Diving into the world of trading can be incredibly exciting and overwhelming at the same time. Especially if you are looking to branch out and try investing in other different financial instruments aside from simple stocks. So, if you are looking to invest in futures, then we’ve written up a handy guide for your perusal. Hopefully, after you’ve finished reading, you’ll be able to better understand what futures are, their advantages and disadvantages, and how they can be used.
What are futures?
Futures are considered derivative financial contracts, meaning that they derive their value from their underlying asset (which can be a stock, commodities, bonds, mutual funds, and the like). This contract obligates the parties to either buy or sell the underlying asset at a predetermined date with a predetermined price. This is regardless of what the current market price of the asset is at the contract’s expiration date. Futures contracts are generally exchanged on a futures exchange.
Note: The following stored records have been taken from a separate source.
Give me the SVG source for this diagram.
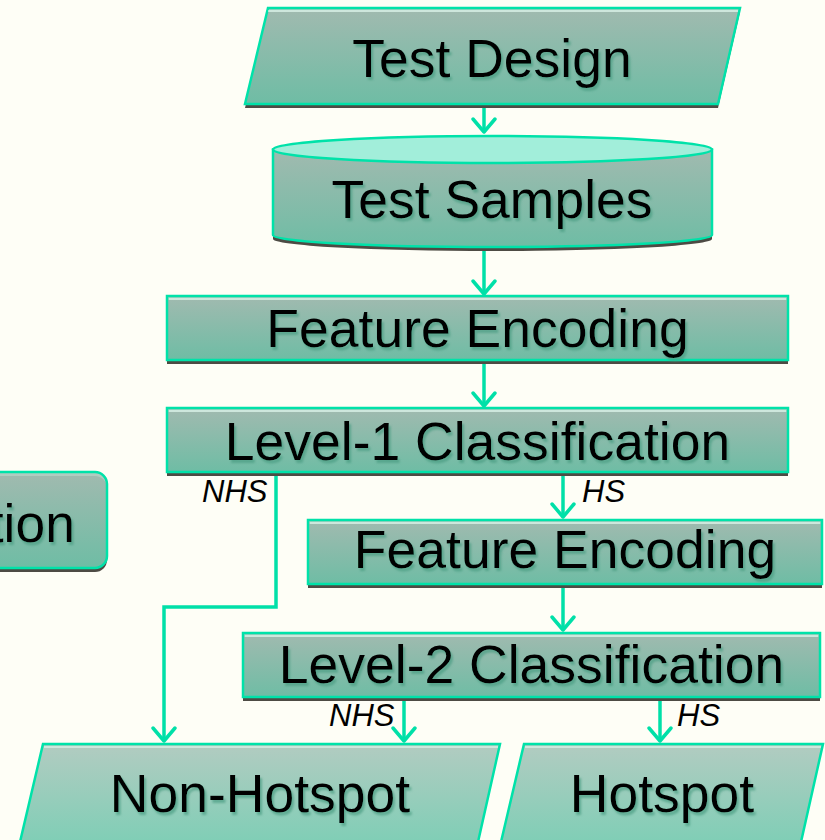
<svg xmlns="http://www.w3.org/2000/svg" width="825" height="840" viewBox="0 0 825 840">
<defs>
<linearGradient id="g" x1="0" y1="0" x2="0" y2="1">
<stop offset="0" stop-color="#AAC6BB"/>
<stop offset="1" stop-color="#72C9AF"/>
</linearGradient>
<filter id="ts" x="-5%" y="-20%" width="110%" height="140%">
<feDropShadow dx="2" dy="3" stdDeviation="0.8" flood-color="#4A9C82" flood-opacity="0.7"/>
</filter>
<marker id="ah" viewBox="-16 -14 18 28" refX="0" refY="0" markerWidth="18" markerHeight="28" markerUnits="userSpaceOnUse" orient="auto">
<path d="M-13,-11 L0,0 L-13,11" fill="none" stroke="#00E0A8" stroke-width="3.5" stroke-linecap="round" stroke-linejoin="round"/>
</marker>
</defs>
<style>
.sh{fill:#4D4B44}
.nd{fill:url(#g);fill-opacity:0.9;stroke:#00E2A9;stroke-width:2.5}
.hl{stroke:#E8FFF6;stroke-width:1.5;opacity:0.7}
.t{font-family:"Liberation Sans",Arial,sans-serif;font-size:53.5px;fill:#000;text-anchor:middle;filter:url(#ts)}
.lb{font-family:"Liberation Sans",Arial,sans-serif;font-size:31px;font-style:italic;fill:#000}
.c{fill:none;stroke:#00E0A8;stroke-width:3.5}
</style>
<rect x="0" y="0" width="825" height="840" fill="#FEFEF6"/>

<g id="connectors">
<line class="c" x1="484" y1="76" x2="484" y2="132" marker-end="url(#ah)"/>
<line class="c" x1="484" y1="222" x2="484" y2="294" marker-end="url(#ah)"/>
<line class="c" x1="484" y1="361" x2="484" y2="406" marker-end="url(#ah)"/>
<line class="c" x1="563" y1="460" x2="563" y2="517" marker-end="url(#ah)"/>
<polyline class="c" points="276,472 276,607 164,607 164,741" marker-end="url(#ah)"/>
<line class="c" x1="563" y1="584" x2="563" y2="630" marker-end="url(#ah)"/>
<line class="c" x1="404" y1="697" x2="404" y2="741" marker-end="url(#ah)"/>
<line class="c" x1="660" y1="697" x2="660" y2="741" marker-end="url(#ah)"/>
</g>

<g id="test-design">
<polygon class="sh" points="268,12 740,12 718,108 245,108"/>
<polygon class="nd" points="268,8 740,8 718,104 245,104"/>
<line class="hl" x1="268" y1="11" x2="738" y2="11"/>
<text class="t" x="492" y="77">Test Design</text>
</g>

<g id="test-samples">
<path class="sh" d="M273,150 L273,239 A219.5,12 0 0 0 712,239 L712,150 Z"/>
<path class="nd" d="M273,149.5 L273,235 A219.5,12 0 0 0 712,235 L712,149.5 Z"/>
<ellipse cx="492.5" cy="149.5" rx="219.5" ry="13.5" fill="#A2EEDA" stroke="#00E2A9" stroke-width="2.5"/>
<text class="t" x="492" y="218">Test Samples</text>
</g>

<g id="feature-encoding-1">
<rect class="sh" x="167" y="300" width="621" height="64"/>
<rect class="nd" x="167" y="296" width="621" height="64"/>
<line class="hl" x1="169" y1="299" x2="786" y2="299"/>
<text class="t" x="477.5" y="347">Feature Encoding</text>
</g>

<g id="level-1">
<rect class="sh" x="167" y="412" width="621" height="64"/>
<rect class="nd" x="167" y="408" width="621" height="64"/>
<line class="hl" x1="169" y1="411" x2="786" y2="411"/>
<text class="t" x="477.5" y="460">Level-1 Classification</text>
</g>

<g id="left-node">
<rect class="sh" x="-20" y="476" width="127" height="96" rx="12"/>
<rect class="nd" x="-20" y="472" width="127" height="96" rx="12"/>
<text class="t" x="75" y="542" style="text-anchor:end">tion</text>
</g>

<g id="feature-encoding-2">
<rect class="sh" x="308" y="524" width="514" height="64"/>
<rect class="nd" x="308" y="520" width="514" height="64"/>
<line class="hl" x1="310" y1="523" x2="820" y2="523"/>
<text class="t" x="565" y="568">Feature Encoding</text>
</g>

<g id="level-2">
<rect class="sh" x="243" y="637" width="577" height="64"/>
<rect class="nd" x="243" y="633" width="577" height="64"/>
<line class="hl" x1="245" y1="636" x2="818" y2="636"/>
<text class="t" x="531.5" y="683">Level-2 Classification</text>
</g>

<g id="non-hotspot">
<polygon class="nd" points="43,744 500,744 478,842 20,842"/>
<line class="hl" x1="44" y1="747" x2="498" y2="747"/>
<text class="t" x="260" y="812">Non-Hotspot</text>
</g>

<g id="hotspot">
<polygon class="nd" points="524,744 823,744 801,842 501,842"/>
<line class="hl" x1="525" y1="747" x2="821" y2="747"/>
<text class="t" x="662" y="812">Hotspot</text>
</g>

<g id="labels">
<text class="lb" x="202" y="502">NHS</text>
<text class="lb" x="582" y="502">HS</text>
<text class="lb" x="329" y="726">NHS</text>
<text class="lb" x="677" y="726">HS</text>
</g>
</svg>
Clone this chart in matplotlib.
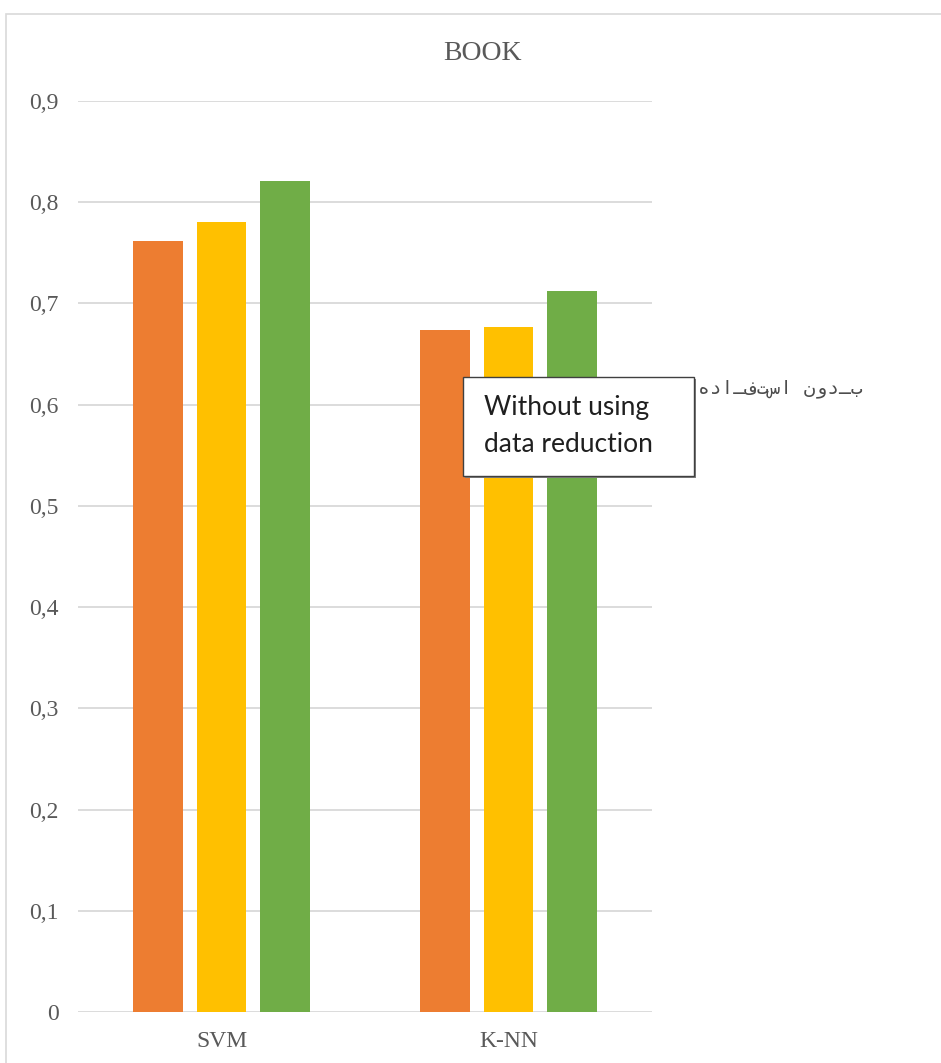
import matplotlib.pyplot as plt
import numpy as np
from matplotlib.patches import Rectangle

# data
categories = ["SVM", "K-NN"]
series_1 = [0.762, 0.674]   # orange
series_2 = [0.780, 0.677]   # yellow
series_3 = [0.821, 0.712]   # green
yticks = [0, 0.1, 0.2, 0.3, 0.4, 0.5, 0.6, 0.7, 0.8, 0.9]
ytick_labels = ["0", "0,1", "0,2", "0,3", "0,4", "0,5", "0,6", "0,7", "0,8", "0,9"]
title = "BOOK"
box_text = "Without using\ndata reduction"
arabic_text = "بـدون استفـاده"

colors = ["#ED7D31", "#FFC000", "#70AD47"]
W, H = 941, 1063

fig = plt.figure(figsize=(W / 100, H / 100), dpi=100)
fig.patch.set_facecolor("white")

# chart area frame (runs off the right/bottom of the picture)
fig.patches.append(Rectangle((6 / W, -0.05), 1.0, 1 - 14 / H + 0.05,
                             transform=fig.transFigure, fill=False,
                             edgecolor="#D9D9D9", linewidth=1.2))

ax = fig.add_axes([78 / W, 1 - 1012 / H, (652 - 78) / W, (1012 - 101) / H])
x = np.arange(len(categories))
bw = 0.174
offs = [-0.221, 0.0, 0.221]
for vals, off, c in zip([series_1, series_2, series_3], offs, colors):
    ax.bar(x + off, vals, width=bw, color=c, edgecolor="none", zorder=3)

ax.set_xlim(-0.5, 1.5)
ax.set_ylim(0, 0.9)
ax.set_yticks(yticks)
ax.set_yticklabels(ytick_labels)
ax.set_xticks(x)
ax.set_xticklabels(categories)
ax.yaxis.grid(True, color="#D9D9D9", linewidth=1.3, zorder=0)
ax.set_axisbelow(True)
for s in ax.spines.values():
    s.set_visible(False)
ax.tick_params(axis="both", length=0, labelsize=17, labelcolor="#595959")
ax.tick_params(axis="y", pad=14)
ax.tick_params(axis="x", pad=14)
for lab in ax.get_xticklabels() + ax.get_yticklabels():
    lab.set_family("Liberation Serif")

fig.text(482 / W, 1 - 53 / H, title, ha="center", va="center",
         fontsize=20, color="#595959", family="Liberation Serif")

# arabic label (sits partly behind the text box); matplotlib draws LTR, so reverse
fig.text(862 / W, 1 - 388 / H, arabic_text[::-1], ha="right", va="center",
         fontsize=14, color="#4D4D4D", family=["DejaVu Sans Mono", "DejaVu Sans"],
         zorder=1)

# text box with small shadow
fig.patches.append(Rectangle((465 / W, 1 - 478 / H), 231 / W, 99 / H,
                             transform=fig.transFigure, facecolor="#7F7F7F",
                             edgecolor="none", zorder=4))
fig.patches.append(Rectangle((463 / W, 1 - 476 / H), 231 / W, 99 / H,
                             transform=fig.transFigure, facecolor="white",
                             edgecolor="#404040", linewidth=1, zorder=5))
fig.text(484 / W, 1 - 426 / H, box_text, ha="left", va="center",
         fontsize=19, color="#1F1F1F", family="Lato", linespacing=1.6, zorder=6)

fig.savefig("out.png", dpi=100)
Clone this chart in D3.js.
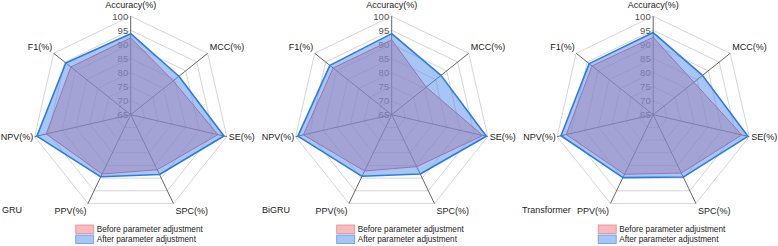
<!DOCTYPE html>
<html>
<head>
<meta charset="utf-8">
<script src="https://cdn.jsdelivr.net/npm/d3@7"></script>
<style>
  body { margin: 0; background: #fff; }
  svg { display: block; font-family: "Liberation Sans", Arial, sans-serif; }
</style>
</head>
<body>
<div id="chart"></div>
<script>
const indicators = ["Accuracy(%)", "MCC(%)", "SE(%)", "SPC(%)", "PPV(%)", "NPV(%)", "F1(%)"];
const models = ["GRU", "BiGRU", "Transformer"];
const ticks = [65, 70, 75, 80, 85, 90, 95, 100];
const seriesNames = ["Before parameter adjustment", "After parameter adjustment"];

const gruBefore = [92.3, 84.3, 96.8, 86.7, 88.4, 95.8, 92.2];
const gruAfter = [93.8, 86.9, 99.0, 88.6, 89.5, 99.2, 94.5];
const bigruBefore = [91.6, 80.7, 98.2, 85.5, 87.2, 97.2, 91.6];
const bigruAfter = [93.8, 87.4, 99.5, 88.4, 89.3, 99.2, 93.1];
const transBefore = [92.5, 83.5, 97.3, 88.0, 88.5, 96.7, 92.8];
const transAfter = [94.2, 87.4, 99.5, 89.6, 89.8, 98.6, 94.1];

const before = [gruBefore, bigruBefore, transBefore];
const after = [gruAfter, bigruAfter, transAfter];

const W = 778, H = 246;
const R = 98.5;
const CY = 114.7;
const centers = [130.7, 391.7, 653.2];
const panelX = [2, 262, 522];

const svg = d3.select("#chart").append("svg")
  .attr("width", W)
  .attr("height", H);

const rScale = d3.scaleLinear().domain([65, 100]).range([0, R]);
const n = indicators.length;
const angle = (i) => (i * 2 * Math.PI) / n;

const line = d3.lineRadial()
  .angle((d, i) => angle(i))
  .radius((d) => rScale(d))
  .curve(d3.curveLinearClosed);

models.forEach((name, k) => {
  const cx = centers[k];
  const g = svg.append("g").attr("transform", `translate(${cx}, ${CY})`);

  // grid rings
  ticks.slice(1).forEach((t) => {
    g.append("path")
      .attr("d", line(indicators.map(() => t)))
      .attr("fill", "none")
      .attr("stroke", "#d6d6d6")
      .attr("stroke-width", 1);
  });

  // axis lines
  indicators.forEach((ind, i) => {
    const a = angle(i);
    g.append("line")
      .attr("x1", 0).attr("y1", 0)
      .attr("x2", Math.sin(a) * R)
      .attr("y2", -Math.cos(a) * R)
      .attr("stroke", "#555")
      .attr("stroke-width", 0.9);
  });

  // tick labels on first axis
  g.selectAll(".tick")
    .data(ticks)
    .join("text")
    .attr("class", "tick")
    .attr("x", -2.5)
    .attr("y", (d) => -rScale(d))
    .attr("dy", "0.35em")
    .attr("text-anchor", "end")
    .attr("font-size", 9.5)
    .attr("fill", "#555")
    .text((d) => d);

  // before
  g.append("path")
    .attr("d", line(before[k]))
    .attr("fill", "rgba(240,120,125,0.5)")
    .attr("stroke", "#d9607a")
    .attr("stroke-width", 1);

  // after
  g.append("path")
    .attr("d", line(after[k]))
    .attr("fill", "rgba(80,140,235,0.5)")
    .attr("stroke", "#2d7be3")
    .attr("stroke-width", 1.6)
    .attr("stroke-linejoin", "round");

  // axis names
  indicators.forEach((ind, i) => {
    const a = angle(i);
    const s = Math.sin(a), c = Math.cos(a);
    let x = s * R, y = -c * R;
    let anchor = "middle";
    if (s > 0.1) { anchor = "start"; x += 2; }
    else if (s < -0.1) { anchor = "end"; x -= 1.5; }
    if (i === 0) y -= 11;
    else if (c > 0.3) y -= 6;
    else if (c < -0.3) y += 7;
    else y += 0.5;
    g.append("text")
      .attr("x", x)
      .attr("y", y)
      .attr("dy", "0.35em")
      .attr("text-anchor", anchor)
      .attr("font-size", 9)
      .attr("fill", "#222")
      .text(ind);
  });

  // model title
  svg.append("text")
    .attr("x", panelX[k])
    .attr("y", 210)
    .attr("dy", "0.35em")
    .attr("font-size", 9)
    .attr("fill", "#222")
    .text(name);

  // legend
  const lg = svg.append("g").attr("transform", `translate(${cx - 55}, 225)`);
  const swFill = ["rgba(240,120,125,0.5)", "rgba(80,140,235,0.5)"];
  const swStroke = ["#e58a92", "#5f9be8"];
  seriesNames.forEach((s, j) => {
    lg.append("rect")
      .attr("x", 0)
      .attr("y", j * 10)
      .attr("width", 18)
      .attr("height", 8.5)
      .attr("fill", swFill[j])
      .attr("stroke", swStroke[j])
      .attr("stroke-width", 0.8);
    lg.append("text")
      .attr("x", 21)
      .attr("y", j * 10 + 4.3)
      .attr("dy", "0.35em")
      .attr("font-size", 8.2)
      .attr("fill", "#222")
      .text(s);
  });
});
</script>
</body>
</html>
Futures contracts can be used by a variety of people, ranging from investors to speculators, in addition to companies that take physical delivery of commodities or supply them (such as farmers, for instance).
Types of futures
There are many types of futures available to trade and invest in. A few common and popular ones include:
Financial futures: These futures consist of financial instruments like stocks, or indexes such as the Dow Jones or Nasdaq. Investors tend to use these futures to take advantage of anticipated market movements or financial announcements.
Energy futures: As its name suggests, the underlying assets of these contracts are based on energy – and that includes things like natural gas and oil. These contracts can also act as the benchmark for all oil prices worldwide.
Metal futures: Precious metals such as gold and silver tend to be the most common types of metals used as assets. Investors who generally choose these commodities are looking to hedge against inflation or other types of financial uncertainty. That being said, other metals can also be used for more practical applications, like platinum to make semiconductor chips.
Livestock futures: Traders and investors can even speculate on the price of livestock such as hogs and cattle. However, it is important to remember that price is based on consumer taste and supply and demand, as well as other standard risks associated with futures.
Agricultural futures: These contracts are generally based on assets such as corn, wheat, and soybeans, to name a few. These contracts are a little more unique in comparison to financial futures because weather and seasonality play a much larger role in impacting risk and prices.
Advantages of futures
So, what are the advantages of investing in futures? Why should people even do so in the first place? Well, here are a few reasons why. First, investors can use futures contracts to speculate on the direction of an underlying asset’s price. Companies can also use them to hedge on the price of raw materials or products that they may either sell or buy in order to protect against adverse price movements.
Futures contracts are also generally pretty cheap in comparison – they only require a deposit, which is a fraction of the contract amount with a broker.
Disadvantages of futures
However, there are still plenty of risks when it comes to investing in futures contracts. For instance, investors can risk losing a lot more than their initial margin amount, since most futures use leverage. This means that while investors can open larger trading positions with only a fraction of the price (due to borrowing money), their losses are based on the total value of the position, not just what they paid for it. As such, leverage can magnify losses if an investor is not careful enough.
Investing in futures contracts also means that everything is planned and predetermined. As such, it is not very flexible, and investors cannot make quick changes. For, they may end up missing out on favourable price movements of certain companies, especially if those price movements only occur for a short amount of time.
Futures for hedging
Futures can be used to hedge against risk and adverse price movement of the underlying asset in the market. This means that the main goal of the investor is to prevent any unnecessary losses from happening. Many companies that use futures contracts to hedge against risk tend to be using or producing and providing the underlying asset.
For example, a farmer can use futures to lock in a specific predetermined price when they need to sell their crops. By doing so, they guarantee that they will be able to receive the fixed price, thereby reducing risk. So, if say an adverse weather condition affects the quality of their crops, and most crop prices ended up falling, the farmer would have a gain on the hedge when they sell their crops to the market. In effect, this type of hedging can effectively lock the underlying asset in an acceptable market price for investors.
Futures for speculation
Another main use of futures contracts is through speculation on the direction of an asset’s price. So if a trader bought a futures contract and the price of their asset rose, they would be able to take advantage of them. Speculators can also take a short speculative position if they predict that an underlying asset’s price will fall sometime in the future. If the price does happen to do so, the trader can take an offsetting position to close out their contract. This means they would still be able to benefit from the decrease in price.
The bottom line
Futures contracts are derivative financial contracts that allow investors to buy and sell the underlying asset at a predetermined price at a future date. Futures contracts can be a fantastic way to not only speculate on the market but also to hedge against risk and adverse price movements that may end up happening. Overall, there are still a lot of risks when it comes to investing in futures, especially if a trader uses leverage. As such, all contracts should be carefully executed and monitored so that investors will not incur any unnecessary losses.